* [Entries]:
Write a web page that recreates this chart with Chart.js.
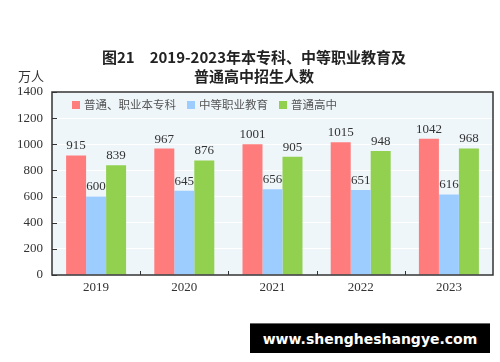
<!DOCTYPE html>
<html><head><meta charset="utf-8">
<script src="https://cdn.jsdelivr.net/npm/chart.js@4"></script>
<style>
html,body{margin:0;padding:0;background:#fff;}
#wrap{position:relative;width:500px;height:362px;}
#wm{position:absolute;left:250px;top:323px;width:240px;height:30px;background:#000;border-top:1px solid #666;color:#fff;font:bold 14px "DejaVu Sans",sans-serif;display:flex;align-items:center;justify-content:center;box-sizing:border-box;}
</style></head>
<body><div id="wrap"><canvas id="c" width="500" height="362"></canvas><div id="wm">www.shengheshangye.com</div></div>
<script>
const categories = ['2019','2020','2021','2022','2023'];
const seriesNames = ['普通、职业本专科','中等职业教育','普通高中'];
const higherEd = [915, 967, 1001, 1015, 1042];
const vocational = [600, 645, 656, 651, 616];
const highSchool = [839, 876, 905, 948, 968];
const yTicks = [0,200,400,600,800,1000,1200,1400];
const colors = ['#FF7C7C','#9DCCFF','#92D050'];
const titleLines = ['图21　2019-2023年本专科、中等职业教育及','普通高中招生人数'];
const unitLabel = '万人';

const serif = '"Liberation Serif","DejaVu Serif",serif';
const cjk = '"Noto Sans CJK SC","Noto Sans",sans-serif';

const deco = {
  id:'deco',
  beforeDraw(chart){
    const {ctx, chartArea:a} = chart;
    ctx.save();
    ctx.fillStyle = '#EEF6FA';
    ctx.fillRect(a.left, a.top, a.right-a.left, a.bottom-a.top);
    ctx.restore();
  },
  afterDatasetsDraw(chart){
    const {ctx, chartArea:a} = chart;
    ctx.save();
    ctx.font = '13px '+serif;
    ctx.fillStyle = '#333';
    ctx.textAlign = 'center';
    ctx.textBaseline = 'bottom';
    chart.data.datasets.forEach((ds,i)=>{
      chart.getDatasetMeta(i).data.forEach((bar,j)=>{
        ctx.fillText(String(ds.data[j]), bar.x, bar.y-3);
      });
    });
    ctx.strokeStyle = '#333';
    ctx.lineWidth = 1.5;
    ctx.strokeRect(a.left, a.top, a.right-a.left, a.bottom-a.top);
    ctx.lineWidth = 1;
    const ys = chart.scales.y;
    yTicks.forEach(v=>{
      const y = Math.round(ys.getPixelForValue(v))+0.5;
      ctx.beginPath(); ctx.moveTo(a.left, y); ctx.lineTo(a.left+5, y); ctx.stroke();
    });
    const xs = chart.scales.x;
    for(let i=1;i<categories.length;i++){
      const x = Math.round((xs.getPixelForValue(i-1)+xs.getPixelForValue(i))/2)+0.5;
      ctx.beginPath(); ctx.moveTo(x, a.bottom); ctx.lineTo(x, a.bottom-4); ctx.stroke();
    }
    ctx.textAlign = 'left';
    ctx.textBaseline = 'middle';
    ctx.font = '11.5px '+cjk;
    let x = a.left+20;
    const ly = a.top+13;
    seriesNames.forEach((n,i)=>{
      ctx.fillStyle = colors[i];
      ctx.fillRect(x, ly-4, 8, 8);
      ctx.fillStyle = '#555';
      ctx.fillText(n, x+12, ly);
      x += 12 + ctx.measureText(n).width + 11;
    });
    ctx.fillStyle = '#222';
    ctx.textAlign = 'center';
    ctx.font = '600 15px '+cjk;
    ctx.fillText(titleLines[0], 254, 57);
    ctx.fillText(titleLines[1], 254, 76);
    ctx.font = '13px '+cjk;
    ctx.fillStyle = '#333';
    ctx.fillText(unitLabel, 31, 76);
    ctx.restore();
  }
};

new Chart(document.getElementById('c'), {
  type:'bar',
  data:{
    labels: categories,
    datasets:[
      {label:seriesNames[0], data:higherEd, backgroundColor:colors[0]},
      {label:seriesNames[1], data:vocational, backgroundColor:colors[1]},
      {label:seriesNames[2], data:highSchool, backgroundColor:colors[2]}
    ]
  },
  options:{
    responsive:false,
    animation:false,
    devicePixelRatio:1,
    layout:{padding:{top:92,right:7,left:0,bottom:0}},
    datasets:{bar:{categoryPercentage:0.68, barPercentage:1.0, borderWidth:0}},
    plugins:{legend:{display:false}, title:{display:false}, tooltip:{enabled:false}},
    scales:{
      x:{
        grid:{display:false, drawTicks:false},
        border:{display:false},
        ticks:{font:{family:serif,size:13}, color:'#333', padding:5},
        afterFit(s){ s.height = 87; }
      },
      y:{
        min:0, max:1400,
        afterBuildTicks(s){ s.ticks = yTicks.map(v=>({value:v})); },
        grid:{color:'#FFFFFF', lineWidth:1, drawTicks:false},
        border:{display:false},
        ticks:{font:{family:serif,size:13}, color:'#333', padding:9, callback:(v)=>String(v)},
        afterFit(s){ s.width = 52; }
      }
    }
  },
  plugins:[deco]
});
</script></body></html>
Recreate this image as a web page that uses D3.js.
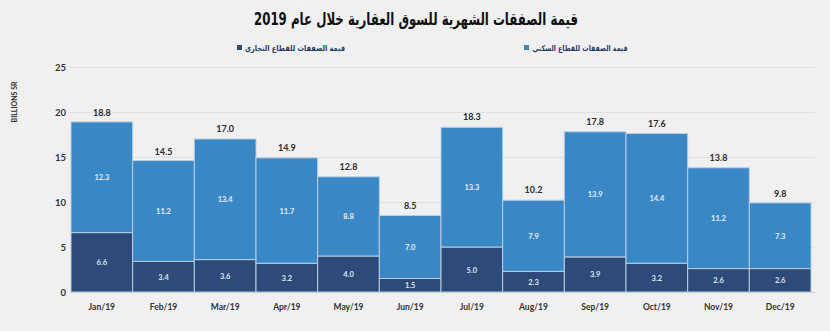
<!DOCTYPE html>
<html>
<head>
<meta charset="utf-8">
<style>
  body { margin: 0; background: #f0f0f0; }
  svg { display: block; }
</style>
</head>
<body>
<script src="https://d3js.org/d3.v7.min.js"></script>
<script>
var months = ["Jan/19","Feb/19","Mar/19","Apr/19","May/19","Jun/19","Jul/19","Aug/19","Sep/19","Oct/19","Nov/19","Dec/19"];
var commercial = [6.6,3.4,3.6,3.2,4.0,1.5,5.0,2.3,3.9,3.2,2.6,2.6];
var residential = [12.3,11.2,13.4,11.7,8.8,7.0,13.3,7.9,13.9,14.4,11.2,7.3];
var totals = [18.8,14.5,17.0,14.9,12.8,8.5,18.3,10.2,17.8,17.6,13.8,9.8];
var yTicks = [0,5,10,15,20,25];

var width = 830, height = 331;
var dark = "#2d4a78", light = "#3a87c5";
var arabic = "'DejaVu Sans', sans-serif";
var latin = "Lato, 'Open Sans', sans-serif";

var svg = d3.select("body").append("svg")
    .attr("width", width)
    .attr("height", height);

svg.append("rect")
    .attr("width", width).attr("height", height)
    .attr("fill", "#f0f0f0");

var x = d3.scaleBand().domain(months).range([71, 811]).padding(0);
var y = d3.scaleLinear().domain([0, 25]).range([292, 67]);

// gridlines
svg.append("g").selectAll("line")
    .data(yTicks)
  .enter().append("line")
    .attr("x1", 70).attr("x2", 815)
    .attr("y1", d => y(d) + 0.5).attr("y2", d => y(d) + 0.5)
    .attr("stroke", d => d === 0 ? "#cfcfcf" : "#e0e0e0")
    .attr("stroke-width", 1);

// y tick labels
svg.append("g").selectAll("text")
    .data(yTicks)
  .enter().append("text")
    .attr("x", 66).attr("y", d => y(d) + 3.5)
    .attr("text-anchor", "end")
    .attr("font-family", latin).attr("font-weight", "bold")
    .attr("font-size", 9.5).attr("fill", "#333")
    .text(d => d);

svg.append("text")
    .attr("transform", "translate(17,102) rotate(-90)")
    .attr("text-anchor", "middle")
    .attr("font-family", latin).attr("font-weight", "bold")
    .attr("font-size", 7).attr("fill", "#333")
    .text("BILLIONS SR");

var rows = months.map((m, i) => ({ m: m, c: commercial[i], r: residential[i], t: totals[i] }));

var bars = svg.append("g").selectAll("g")
    .data(rows)
  .enter().append("g");

bars.append("rect")
    .attr("x", d => x(d.m)).attr("width", x.bandwidth())
    .attr("y", d => y(d.c)).attr("height", d => y(0) - y(d.c))
    .attr("fill", dark).attr("stroke", "#b9cde3").attr("stroke-width", 1);

bars.append("rect")
    .attr("x", d => x(d.m)).attr("width", x.bandwidth())
    .attr("y", d => y(d.c + d.r)).attr("height", d => y(d.c) - y(d.c + d.r))
    .attr("fill", light).attr("stroke", "#b9cde3").attr("stroke-width", 1);

// segment values
bars.append("text")
    .attr("x", d => x(d.m) + x.bandwidth() / 2)
    .attr("y", d => (y(0) + y(d.c)) / 2 + 3)
    .attr("text-anchor", "middle")
    .attr("font-family", latin).attr("font-weight", "bold")
    .attr("font-size", 7.5).attr("fill", "#dce7f3")
    .text(d => d.c.toFixed(1));

bars.append("text")
    .attr("x", d => x(d.m) + x.bandwidth() / 2)
    .attr("y", d => (y(d.c) + y(d.c + d.r)) / 2 + 3)
    .attr("text-anchor", "middle")
    .attr("font-family", latin).attr("font-weight", "bold")
    .attr("font-size", 7.5).attr("fill", "#e6eef7")
    .text(d => d.r.toFixed(1));

// totals above bars
bars.append("text")
    .attr("x", d => x(d.m) + x.bandwidth() / 2)
    .attr("y", d => y(d.t) - 7)
    .attr("text-anchor", "middle")
    .attr("font-family", latin).attr("font-weight", "bold")
    .attr("font-size", 9).attr("fill", "#2b2b2b")
    .text(d => d.t.toFixed(1));

// x axis labels
svg.append("g").selectAll("text")
    .data(months)
  .enter().append("text")
    .attr("x", d => x(d) + x.bandwidth() / 2)
    .attr("y", 310)
    .attr("text-anchor", "middle")
    .attr("font-family", latin).attr("font-weight", "bold")
    .attr("font-size", 8.5).attr("fill", "#333")
    .text(d => d);

// title (DejaVu's Arabic is wide, so squeeze it to the title width)
svg.append("text")
    .attr("x", 416).attr("y", 25)
    .attr("text-anchor", "middle")
    .attr("font-family", arabic).attr("font-weight", "bold")
    .attr("font-size", 17).attr("fill", "#111")
    .attr("textLength", 324).attr("lengthAdjust", "spacingAndGlyphs")
    .text("قيمة الصفقات الشهرية للسوق العقارية خلال عام 2019");

// legend
var legend = [
  { label: "قيمة الصفقات للقطاع التجاري", color: dark, sx: 237, cx: 295, w: 100 },
  { label: "قيمة الصفقات للقطاع السكني", color: light, sx: 524, cx: 580, w: 95 }
];
var lg = svg.append("g").selectAll("g").data(legend).enter().append("g");
lg.append("rect")
    .attr("x", d => d.sx).attr("y", 45)
    .attr("width", 5).attr("height", 5)
    .attr("fill", d => d.color);
lg.append("text")
    .attr("x", d => d.cx).attr("y", 51)
    .attr("text-anchor", "middle")
    .attr("font-family", arabic).attr("font-weight", "bold")
    .attr("font-size", 8).attr("fill", "#1f3a64")
    .attr("textLength", d => d.w).attr("lengthAdjust", "spacingAndGlyphs")
    .text(d => d.label);
</script>
</body>
</html>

* [Short exercise]:
Look through the entries above and list every line containing "that".

* [Answer for the task]:
Write a web page that recreates this chart with Chart.js.
Recreate this image as a web page that uses D3.js.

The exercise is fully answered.